Ukraine has learned to count losses, but we still don’t count resources. We measure GDP, inflation, budget deficit, the amount of international aid, but we don’t measure what directly affects all these indicators – the mental resilience of the nation.
The world has long recognized that mental health is an economy. According to WHO estimates, depression and anxiety disorders cost the global economy more than $1 trillion each year in lost productivity. The OECD estimates that mental health problems can cost countries up to 4–5% of GDP. For Ukraine, which is living in a state of full-scale war, these risks are objectively higher.
Various international estimates suggest that up to 40–50% of Ukrainians may need psychosocial support due to the war. But we do not have a single national indicator that would systematically measure the country’s psychological resources. That is why Ukraine needs a National Mental Resilience Index.
What is the National Mental Resilience Index?
This is an aggregate indicator that allows you to measure the “mental capital” of a state, just as GDP measures economic capital.
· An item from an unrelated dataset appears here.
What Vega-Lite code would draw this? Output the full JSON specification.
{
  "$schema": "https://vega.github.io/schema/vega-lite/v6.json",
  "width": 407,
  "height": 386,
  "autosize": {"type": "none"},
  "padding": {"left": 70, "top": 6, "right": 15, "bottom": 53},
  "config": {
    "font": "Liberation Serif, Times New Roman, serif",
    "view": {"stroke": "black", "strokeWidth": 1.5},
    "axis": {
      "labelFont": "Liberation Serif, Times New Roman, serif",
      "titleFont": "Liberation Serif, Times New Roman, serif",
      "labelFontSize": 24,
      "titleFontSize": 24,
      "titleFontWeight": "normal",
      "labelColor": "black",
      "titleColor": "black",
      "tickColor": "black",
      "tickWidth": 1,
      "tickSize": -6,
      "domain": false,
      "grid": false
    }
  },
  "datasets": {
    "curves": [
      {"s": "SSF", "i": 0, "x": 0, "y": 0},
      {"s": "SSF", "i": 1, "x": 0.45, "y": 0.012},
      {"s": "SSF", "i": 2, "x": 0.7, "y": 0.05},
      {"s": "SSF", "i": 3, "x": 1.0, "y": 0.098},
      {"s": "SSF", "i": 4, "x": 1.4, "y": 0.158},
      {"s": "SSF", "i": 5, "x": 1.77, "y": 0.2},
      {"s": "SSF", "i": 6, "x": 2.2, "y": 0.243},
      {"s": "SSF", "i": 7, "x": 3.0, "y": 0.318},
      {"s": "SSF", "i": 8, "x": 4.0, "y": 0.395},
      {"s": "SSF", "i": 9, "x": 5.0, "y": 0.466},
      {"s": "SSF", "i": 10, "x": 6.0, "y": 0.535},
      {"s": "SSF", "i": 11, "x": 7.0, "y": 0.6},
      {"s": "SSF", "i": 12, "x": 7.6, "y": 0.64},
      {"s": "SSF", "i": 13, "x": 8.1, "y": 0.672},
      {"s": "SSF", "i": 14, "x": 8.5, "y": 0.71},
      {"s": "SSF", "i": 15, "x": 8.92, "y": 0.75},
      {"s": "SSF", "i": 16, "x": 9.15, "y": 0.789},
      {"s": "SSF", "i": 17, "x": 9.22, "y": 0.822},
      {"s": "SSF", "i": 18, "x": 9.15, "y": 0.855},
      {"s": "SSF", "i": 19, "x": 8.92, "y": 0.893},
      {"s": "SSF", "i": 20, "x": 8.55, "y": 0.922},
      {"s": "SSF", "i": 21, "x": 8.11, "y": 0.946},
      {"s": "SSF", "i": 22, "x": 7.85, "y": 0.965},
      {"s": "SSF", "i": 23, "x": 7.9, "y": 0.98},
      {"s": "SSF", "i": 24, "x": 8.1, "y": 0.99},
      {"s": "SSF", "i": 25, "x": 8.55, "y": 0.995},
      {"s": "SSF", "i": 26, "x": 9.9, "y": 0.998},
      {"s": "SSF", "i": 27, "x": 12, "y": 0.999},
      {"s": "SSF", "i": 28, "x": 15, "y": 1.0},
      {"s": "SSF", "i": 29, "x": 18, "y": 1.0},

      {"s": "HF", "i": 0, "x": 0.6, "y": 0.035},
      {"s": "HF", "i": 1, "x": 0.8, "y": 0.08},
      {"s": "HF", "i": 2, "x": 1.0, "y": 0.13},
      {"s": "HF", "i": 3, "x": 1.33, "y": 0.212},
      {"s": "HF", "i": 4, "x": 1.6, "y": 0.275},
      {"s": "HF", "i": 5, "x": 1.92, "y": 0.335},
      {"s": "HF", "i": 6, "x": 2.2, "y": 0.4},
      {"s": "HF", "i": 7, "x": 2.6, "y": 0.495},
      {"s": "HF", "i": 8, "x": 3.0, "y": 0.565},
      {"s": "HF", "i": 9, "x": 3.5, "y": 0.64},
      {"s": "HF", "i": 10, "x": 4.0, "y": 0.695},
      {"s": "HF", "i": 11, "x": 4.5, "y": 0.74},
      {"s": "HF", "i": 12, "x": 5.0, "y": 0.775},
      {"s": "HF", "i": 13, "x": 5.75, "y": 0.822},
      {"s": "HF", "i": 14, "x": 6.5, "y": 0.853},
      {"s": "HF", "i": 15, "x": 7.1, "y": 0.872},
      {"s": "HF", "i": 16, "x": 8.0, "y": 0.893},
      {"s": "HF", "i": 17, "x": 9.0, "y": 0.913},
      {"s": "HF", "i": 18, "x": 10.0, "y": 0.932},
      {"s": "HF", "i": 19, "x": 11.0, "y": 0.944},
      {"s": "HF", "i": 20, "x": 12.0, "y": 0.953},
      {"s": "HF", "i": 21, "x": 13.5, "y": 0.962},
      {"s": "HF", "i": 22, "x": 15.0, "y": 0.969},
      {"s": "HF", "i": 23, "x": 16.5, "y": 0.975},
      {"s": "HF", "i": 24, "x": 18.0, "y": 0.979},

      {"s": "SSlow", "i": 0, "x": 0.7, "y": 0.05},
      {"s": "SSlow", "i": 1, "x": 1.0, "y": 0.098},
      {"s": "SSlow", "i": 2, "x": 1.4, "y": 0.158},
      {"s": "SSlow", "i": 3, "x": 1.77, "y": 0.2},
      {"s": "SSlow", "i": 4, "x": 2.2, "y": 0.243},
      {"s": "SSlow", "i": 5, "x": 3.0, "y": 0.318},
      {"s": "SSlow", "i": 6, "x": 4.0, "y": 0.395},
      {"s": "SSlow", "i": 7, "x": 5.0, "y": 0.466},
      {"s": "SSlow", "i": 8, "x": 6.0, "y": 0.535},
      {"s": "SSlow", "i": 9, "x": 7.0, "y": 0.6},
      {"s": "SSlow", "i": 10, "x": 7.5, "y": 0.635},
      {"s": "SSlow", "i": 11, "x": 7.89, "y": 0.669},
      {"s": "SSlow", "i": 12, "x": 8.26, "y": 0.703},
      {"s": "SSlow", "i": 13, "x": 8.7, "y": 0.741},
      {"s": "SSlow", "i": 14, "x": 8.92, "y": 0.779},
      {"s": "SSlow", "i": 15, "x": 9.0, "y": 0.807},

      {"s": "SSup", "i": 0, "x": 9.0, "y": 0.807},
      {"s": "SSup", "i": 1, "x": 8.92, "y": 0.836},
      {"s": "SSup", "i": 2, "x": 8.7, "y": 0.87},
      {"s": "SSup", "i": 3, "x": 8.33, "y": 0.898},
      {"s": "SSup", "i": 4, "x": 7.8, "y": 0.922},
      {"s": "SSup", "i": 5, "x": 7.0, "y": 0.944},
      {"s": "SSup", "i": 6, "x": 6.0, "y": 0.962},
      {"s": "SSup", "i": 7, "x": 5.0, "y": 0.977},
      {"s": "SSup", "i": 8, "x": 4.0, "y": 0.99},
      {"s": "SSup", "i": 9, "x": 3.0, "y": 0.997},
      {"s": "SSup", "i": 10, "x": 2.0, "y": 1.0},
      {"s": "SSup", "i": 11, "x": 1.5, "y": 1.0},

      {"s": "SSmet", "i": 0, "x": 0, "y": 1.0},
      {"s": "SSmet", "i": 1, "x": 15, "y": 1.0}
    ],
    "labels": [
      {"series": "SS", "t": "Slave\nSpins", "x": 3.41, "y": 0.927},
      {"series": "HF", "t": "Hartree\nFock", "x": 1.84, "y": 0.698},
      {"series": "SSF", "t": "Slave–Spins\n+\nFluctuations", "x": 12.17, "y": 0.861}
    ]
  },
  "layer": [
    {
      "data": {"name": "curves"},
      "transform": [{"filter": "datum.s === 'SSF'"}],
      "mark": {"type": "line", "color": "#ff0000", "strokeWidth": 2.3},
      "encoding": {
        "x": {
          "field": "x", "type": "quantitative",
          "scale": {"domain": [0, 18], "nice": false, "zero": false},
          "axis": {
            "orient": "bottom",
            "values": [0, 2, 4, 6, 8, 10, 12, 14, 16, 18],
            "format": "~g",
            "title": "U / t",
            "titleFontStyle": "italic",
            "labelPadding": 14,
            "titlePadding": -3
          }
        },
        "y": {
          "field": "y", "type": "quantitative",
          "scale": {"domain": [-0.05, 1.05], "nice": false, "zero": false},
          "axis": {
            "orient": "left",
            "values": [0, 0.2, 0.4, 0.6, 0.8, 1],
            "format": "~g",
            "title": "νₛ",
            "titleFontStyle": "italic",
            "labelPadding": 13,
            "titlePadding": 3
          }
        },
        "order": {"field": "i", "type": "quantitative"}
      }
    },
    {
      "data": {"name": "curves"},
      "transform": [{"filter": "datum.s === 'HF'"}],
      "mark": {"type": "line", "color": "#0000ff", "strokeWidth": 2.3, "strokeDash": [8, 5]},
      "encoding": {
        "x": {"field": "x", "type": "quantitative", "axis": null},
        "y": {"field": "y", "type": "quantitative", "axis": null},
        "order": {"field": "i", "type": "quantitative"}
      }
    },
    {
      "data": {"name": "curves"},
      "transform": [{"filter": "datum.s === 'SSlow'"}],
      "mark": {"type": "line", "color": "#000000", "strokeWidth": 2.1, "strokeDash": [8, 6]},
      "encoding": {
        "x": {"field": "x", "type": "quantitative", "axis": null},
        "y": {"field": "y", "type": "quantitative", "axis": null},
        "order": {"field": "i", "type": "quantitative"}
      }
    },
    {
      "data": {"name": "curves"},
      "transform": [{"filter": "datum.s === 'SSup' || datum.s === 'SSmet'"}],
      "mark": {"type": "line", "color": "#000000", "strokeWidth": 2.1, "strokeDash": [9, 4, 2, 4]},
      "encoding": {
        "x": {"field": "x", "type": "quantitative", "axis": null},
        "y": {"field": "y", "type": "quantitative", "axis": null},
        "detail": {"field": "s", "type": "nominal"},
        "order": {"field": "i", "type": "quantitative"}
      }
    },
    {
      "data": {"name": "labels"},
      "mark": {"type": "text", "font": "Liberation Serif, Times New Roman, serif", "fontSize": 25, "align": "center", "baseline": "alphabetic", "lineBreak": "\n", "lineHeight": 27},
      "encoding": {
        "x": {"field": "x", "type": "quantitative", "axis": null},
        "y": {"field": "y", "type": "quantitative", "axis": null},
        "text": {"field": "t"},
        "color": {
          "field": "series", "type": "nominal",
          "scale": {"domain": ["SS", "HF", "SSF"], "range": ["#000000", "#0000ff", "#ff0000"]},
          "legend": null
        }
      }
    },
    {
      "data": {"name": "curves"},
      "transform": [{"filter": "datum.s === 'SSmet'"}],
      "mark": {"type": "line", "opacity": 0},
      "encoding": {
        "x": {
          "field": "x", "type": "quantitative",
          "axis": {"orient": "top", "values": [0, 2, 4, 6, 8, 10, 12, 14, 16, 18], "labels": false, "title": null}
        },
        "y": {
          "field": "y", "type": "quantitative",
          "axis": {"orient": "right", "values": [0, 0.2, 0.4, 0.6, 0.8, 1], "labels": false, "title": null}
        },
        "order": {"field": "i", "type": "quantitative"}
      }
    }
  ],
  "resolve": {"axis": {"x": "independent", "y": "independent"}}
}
The index can consist of several key blocks:
- Level of chronic stress. Prevalence of anxiety symptoms, sleep disturbances, emotional exhaustion, etc.
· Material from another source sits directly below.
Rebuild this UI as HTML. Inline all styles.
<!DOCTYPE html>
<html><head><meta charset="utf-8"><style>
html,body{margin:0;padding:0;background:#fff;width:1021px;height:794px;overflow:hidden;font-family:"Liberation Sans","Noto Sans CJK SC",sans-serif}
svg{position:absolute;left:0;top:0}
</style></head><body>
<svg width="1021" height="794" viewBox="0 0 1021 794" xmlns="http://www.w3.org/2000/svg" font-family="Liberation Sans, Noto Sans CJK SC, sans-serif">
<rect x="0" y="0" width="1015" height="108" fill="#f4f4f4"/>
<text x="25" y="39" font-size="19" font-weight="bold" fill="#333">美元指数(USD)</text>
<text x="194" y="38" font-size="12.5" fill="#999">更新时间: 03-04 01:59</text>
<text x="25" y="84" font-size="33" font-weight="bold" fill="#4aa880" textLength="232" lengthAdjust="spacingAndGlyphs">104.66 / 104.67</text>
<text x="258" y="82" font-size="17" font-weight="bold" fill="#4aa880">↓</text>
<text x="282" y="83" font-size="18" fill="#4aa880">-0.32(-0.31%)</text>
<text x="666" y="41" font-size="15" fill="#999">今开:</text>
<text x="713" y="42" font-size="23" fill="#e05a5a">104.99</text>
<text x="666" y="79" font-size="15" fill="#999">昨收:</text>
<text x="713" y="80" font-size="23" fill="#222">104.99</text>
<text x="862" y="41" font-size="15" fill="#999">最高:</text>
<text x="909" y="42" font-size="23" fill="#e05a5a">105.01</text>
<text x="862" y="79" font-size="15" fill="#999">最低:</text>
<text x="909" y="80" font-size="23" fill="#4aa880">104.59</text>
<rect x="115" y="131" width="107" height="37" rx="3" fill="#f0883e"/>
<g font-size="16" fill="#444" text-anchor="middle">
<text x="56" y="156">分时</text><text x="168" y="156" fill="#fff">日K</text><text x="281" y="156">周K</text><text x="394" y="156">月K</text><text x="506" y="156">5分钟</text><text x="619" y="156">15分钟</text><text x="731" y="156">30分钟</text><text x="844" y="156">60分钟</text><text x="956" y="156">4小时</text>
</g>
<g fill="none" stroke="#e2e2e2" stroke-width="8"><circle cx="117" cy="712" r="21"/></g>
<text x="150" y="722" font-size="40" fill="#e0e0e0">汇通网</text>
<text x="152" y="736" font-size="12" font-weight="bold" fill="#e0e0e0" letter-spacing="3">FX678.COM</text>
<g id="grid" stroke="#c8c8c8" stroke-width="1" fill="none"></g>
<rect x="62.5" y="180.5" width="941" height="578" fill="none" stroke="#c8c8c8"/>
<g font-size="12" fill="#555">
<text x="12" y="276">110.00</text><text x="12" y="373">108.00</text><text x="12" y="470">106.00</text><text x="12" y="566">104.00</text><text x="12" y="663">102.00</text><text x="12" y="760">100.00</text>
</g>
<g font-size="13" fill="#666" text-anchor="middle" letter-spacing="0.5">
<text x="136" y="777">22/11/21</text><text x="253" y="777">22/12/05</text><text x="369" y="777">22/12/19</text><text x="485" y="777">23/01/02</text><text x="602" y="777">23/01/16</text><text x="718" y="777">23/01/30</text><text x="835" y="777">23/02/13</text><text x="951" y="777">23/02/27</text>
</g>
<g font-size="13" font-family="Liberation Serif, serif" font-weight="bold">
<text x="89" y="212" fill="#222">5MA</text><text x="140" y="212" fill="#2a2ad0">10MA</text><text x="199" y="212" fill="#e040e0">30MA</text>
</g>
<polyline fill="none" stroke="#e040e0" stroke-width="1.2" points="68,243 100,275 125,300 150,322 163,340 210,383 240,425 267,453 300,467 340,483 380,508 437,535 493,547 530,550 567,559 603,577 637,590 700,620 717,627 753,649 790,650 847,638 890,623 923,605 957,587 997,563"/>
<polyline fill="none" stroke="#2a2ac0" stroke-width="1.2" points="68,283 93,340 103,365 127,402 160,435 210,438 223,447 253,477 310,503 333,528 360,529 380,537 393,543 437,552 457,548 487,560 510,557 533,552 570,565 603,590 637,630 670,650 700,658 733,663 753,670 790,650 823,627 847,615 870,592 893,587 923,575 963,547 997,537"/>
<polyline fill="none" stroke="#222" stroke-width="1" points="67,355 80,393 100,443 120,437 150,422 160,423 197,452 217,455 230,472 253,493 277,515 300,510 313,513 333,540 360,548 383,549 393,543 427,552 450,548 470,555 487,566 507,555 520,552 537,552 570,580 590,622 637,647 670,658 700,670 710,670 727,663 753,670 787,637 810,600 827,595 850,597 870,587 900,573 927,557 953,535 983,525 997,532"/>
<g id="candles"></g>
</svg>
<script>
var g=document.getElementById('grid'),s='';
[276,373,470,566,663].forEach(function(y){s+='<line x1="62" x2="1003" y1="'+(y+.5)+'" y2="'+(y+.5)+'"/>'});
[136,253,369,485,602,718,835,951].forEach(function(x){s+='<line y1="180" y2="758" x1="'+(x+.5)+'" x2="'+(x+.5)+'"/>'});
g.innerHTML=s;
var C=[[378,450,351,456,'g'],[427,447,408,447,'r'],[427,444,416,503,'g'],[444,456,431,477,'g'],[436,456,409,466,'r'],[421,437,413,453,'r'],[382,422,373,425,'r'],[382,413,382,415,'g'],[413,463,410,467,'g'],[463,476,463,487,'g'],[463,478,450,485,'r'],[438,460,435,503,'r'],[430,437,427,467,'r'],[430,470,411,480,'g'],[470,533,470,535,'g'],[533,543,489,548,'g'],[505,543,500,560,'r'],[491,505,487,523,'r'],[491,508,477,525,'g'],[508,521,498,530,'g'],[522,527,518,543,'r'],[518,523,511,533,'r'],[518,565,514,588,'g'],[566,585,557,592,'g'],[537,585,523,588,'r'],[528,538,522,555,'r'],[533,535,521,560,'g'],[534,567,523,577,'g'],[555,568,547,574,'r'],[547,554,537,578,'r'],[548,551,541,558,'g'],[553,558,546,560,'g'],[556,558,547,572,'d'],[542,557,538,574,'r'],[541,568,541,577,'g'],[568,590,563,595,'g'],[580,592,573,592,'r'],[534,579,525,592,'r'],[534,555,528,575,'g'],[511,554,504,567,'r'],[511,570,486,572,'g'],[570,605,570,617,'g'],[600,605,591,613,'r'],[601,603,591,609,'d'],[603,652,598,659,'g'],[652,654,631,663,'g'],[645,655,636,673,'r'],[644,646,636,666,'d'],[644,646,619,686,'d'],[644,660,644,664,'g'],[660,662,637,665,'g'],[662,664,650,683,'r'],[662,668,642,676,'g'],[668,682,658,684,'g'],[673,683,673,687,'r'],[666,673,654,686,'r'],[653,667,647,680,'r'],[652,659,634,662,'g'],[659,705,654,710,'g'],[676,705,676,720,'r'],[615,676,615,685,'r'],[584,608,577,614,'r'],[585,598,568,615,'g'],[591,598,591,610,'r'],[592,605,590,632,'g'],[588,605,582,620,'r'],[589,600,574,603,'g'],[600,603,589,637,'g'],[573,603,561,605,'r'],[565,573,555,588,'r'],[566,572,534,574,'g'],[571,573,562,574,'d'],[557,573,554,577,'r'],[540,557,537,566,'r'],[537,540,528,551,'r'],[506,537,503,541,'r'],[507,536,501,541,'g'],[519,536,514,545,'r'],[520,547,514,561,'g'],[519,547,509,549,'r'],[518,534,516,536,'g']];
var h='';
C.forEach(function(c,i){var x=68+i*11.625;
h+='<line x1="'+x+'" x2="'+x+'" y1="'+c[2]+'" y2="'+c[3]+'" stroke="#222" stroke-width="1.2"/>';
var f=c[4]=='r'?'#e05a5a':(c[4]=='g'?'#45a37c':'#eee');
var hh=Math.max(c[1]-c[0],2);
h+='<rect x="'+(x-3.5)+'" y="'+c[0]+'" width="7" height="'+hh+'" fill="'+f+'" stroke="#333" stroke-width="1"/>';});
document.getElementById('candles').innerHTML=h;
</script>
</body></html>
- Professional burnout. Separate measurements for doctors, military personnel, teachers, civil servants, and critical infrastructure workers.
- Trust in institutions. The level of trust in the state, the medical system, local government. Trust is a key indicator of social stability.
- Social cohesion. Horizontal trust between citizens, level of conflict, sense of belonging.
- Adaptability and cognitive resilience. The ability to plan for the future, accept change, and feel in control of life.
The index can be formed through regular representative surveys, digital monitoring panels, data analytics in cooperation with government agencies and international scientific institutions. This is not medical statistics, it is a risk management tool!
The world has long proven: mental health is an economic factor!
The UK measures national well-being (ONS Wellbeing Measures), the OECD has developed the Better Life Index, and Nordic countries are integrating mental health indicators into public policy. One of the key principles of the Mayo Clinic is the systematic measurement of the patient’s condition. Mental health is integrated into general medicine, and standardized scales for assessing anxiety, depression, and quality of life are regularly used to adjust treatment. The logic is simple: you can’t manage what you can’t measure.
Ukraine can apply this model at the macro level: regular measurement → analytics → management decisions. Similar tools are already used in other countries, but none of these systems are adapted to the conditions of full-scale war. Ukraine can become the first state to integrate mental resilience into a national security architecture with a clear economic dimension.
Assuming that psycho-emotional factors reduce productivity by at least 2–3%, this means billions in losses for the economy. Chronic stress reduces concentration, shortens the horizon of strategic planning, increases the number of errors, and accelerates staff turnover. Professional burnout in critical sectors is a direct risk for the state.
The National Mental Resilience Index will allow forecasting personnel losses, identifying regions of increased risk, assessing the effectiveness of support programs, and linking mental health to macroeconomic indicators. Mental resilience will become an element of economic policy.
A society with high levels of anxiety and low trust is more vulnerable to information operations, more polarized, and less mobilized in the long term. Mental resilience is also part of national security.
The index can become an element of strategic monitoring along with economic and military indicators.
Why now?
Ukraine is entering a phase of long-term recovery, and it’s not just infrastructure. It’s restoring the ability to think, trust, plan, and work. The National Mental Resilience Index could become a new macroeconomic indicator of a country—an indicator of its internal resources. The question is not whether we need it. The question is, are we ready, for the first time in history, to measure psychological capital as seriously as we measure financial capital?